### Required work:
Pictures are not part of the copy. Retype the lines from the first one through the line that contains "x_ticks = [1, 2, 3, 4]".

### Given material:

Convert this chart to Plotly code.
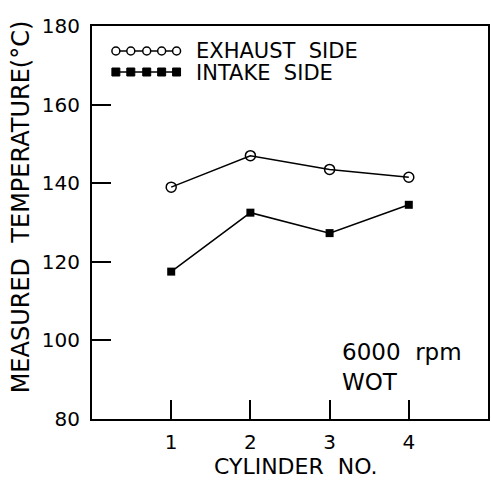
import plotly.graph_objects as go

cylinders = [1, 2, 3, 4]
exhaust_side = [139.0, 147.0, 143.5, 141.5]
intake_side = [117.5, 132.5, 127.3, 134.5]
y_ticks = [80, 100, 120, 140, 160, 180]
x_ticks = [1, 2, 3, 4]

FONT = "DejaVu Sans"
NB = "\u00a0"
fig = go.Figure()
fig.add_trace(go.Scatter(x=cylinders, y=exhaust_side, mode="lines+markers",
                         line=dict(color="black", width=1.5),
                         marker=dict(symbol="circle-open", size=10, color="black", line=dict(width=1.5)),
                         showlegend=False))
fig.add_trace(go.Scatter(x=cylinders, y=intake_side, mode="lines+markers",
                         line=dict(color="black", width=1.5),
                         marker=dict(symbol="square", size=8, color="black"),
                         showlegend=False))

L, R, T, B = 92, 490, 26, 419
def px_x(x):
    return (x - L) / (R - L)
def px_y(y):
    return 1 - (y - T) / (B - T)

shapes = []
for yy, kind in [(51, "circle"), (72, "square")]:
    shapes.append(dict(type="line", xref="paper", yref="paper",
                       x0=px_x(114), x1=px_x(180), y0=px_y(yy), y1=px_y(yy),
                       line=dict(color="black", width=1.5)))
    for cx in [116, 131, 147, 162, 177]:
        if kind == "circle":
            shapes.append(dict(type="circle", xref="paper", yref="paper",
                               x0=px_x(cx - 4), x1=px_x(cx + 4), y0=px_y(yy - 4), y1=px_y(yy + 4),
                               line=dict(color="black", width=1.5), fillcolor="white"))
        else:
            shapes.append(dict(type="rect", xref="paper", yref="paper",
                               x0=px_x(cx - 4), x1=px_x(cx + 4), y0=px_y(yy - 4), y1=px_y(yy + 4),
                               line=dict(color="black", width=1), fillcolor="black"))

annotations = [
    dict(text=f"EXHAUST{NB}{NB}SIDE", xref="paper", yref="paper", x=px_x(195), y=px_y(51),
         xanchor="left", yanchor="middle", showarrow=False, font=dict(size=21, color="black", family=FONT)),
    dict(text=f"INTAKE{NB}{NB}SIDE", xref="paper", yref="paper", x=px_x(195), y=px_y(73),
         xanchor="left", yanchor="middle", showarrow=False, font=dict(size=21, color="black", family=FONT)),
    dict(text=f"6000{NB}{NB}rpm<br>WOT", xref="paper", yref="paper", x=px_x(341), y=px_y(337),
         xanchor="left", yanchor="top", align="left", showarrow=False,
         font=dict(size=23, color="black", family=FONT)),
    dict(text=f"MEASURED{NB}{NB}TEMPERATURE(°C)", xref="paper", yref="paper", x=px_x(21), y=px_y(207),
         xanchor="center", yanchor="middle", textangle=-90, showarrow=False,
         font=dict(size=24, color="black", family=FONT)),
    dict(text=f"CYLINDER{NB}{NB}NO.", xref="paper", yref="paper", x=px_x(297), y=px_y(466),
         xanchor="center", yanchor="middle", showarrow=False,
         font=dict(size=22, color="black", family=FONT)),
]

fig.update_layout(
    width=491, height=482,
    margin=dict(l=L, r=491 - R, t=T, b=482 - B),
    paper_bgcolor="white", plot_bgcolor="white",
    font=dict(family=FONT, size=20, color="black"),
    shapes=shapes, annotations=annotations,
    xaxis=dict(range=[0, 5], tickvals=x_ticks, ticks="inside", ticklen=19, tickwidth=1.5,
               tickcolor="black", showline=True, linecolor="black", linewidth=2, mirror=True,
               showgrid=False, zeroline=False, ticklabelstandoff=4),
    yaxis=dict(range=[80, 180], tickvals=y_ticks, ticks="inside", ticklen=19, tickwidth=1.5,
               tickcolor="black", showline=True, linecolor="black", linewidth=2, mirror=True,
               showgrid=False, zeroline=False, ticklabelstandoff=6),
)
fig.write_html("out.html")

### Exercise answer:
Convert this chart to Plotly code.
import plotly.graph_objects as go

cylinders = [1, 2, 3, 4]
exhaust_side = [139.0, 147.0, 143.5, 141.5]
intake_side = [117.5, 132.5, 127.3, 134.5]
y_ticks = [80, 100, 120, 140, 160, 180]
x_ticks = [1, 2, 3, 4]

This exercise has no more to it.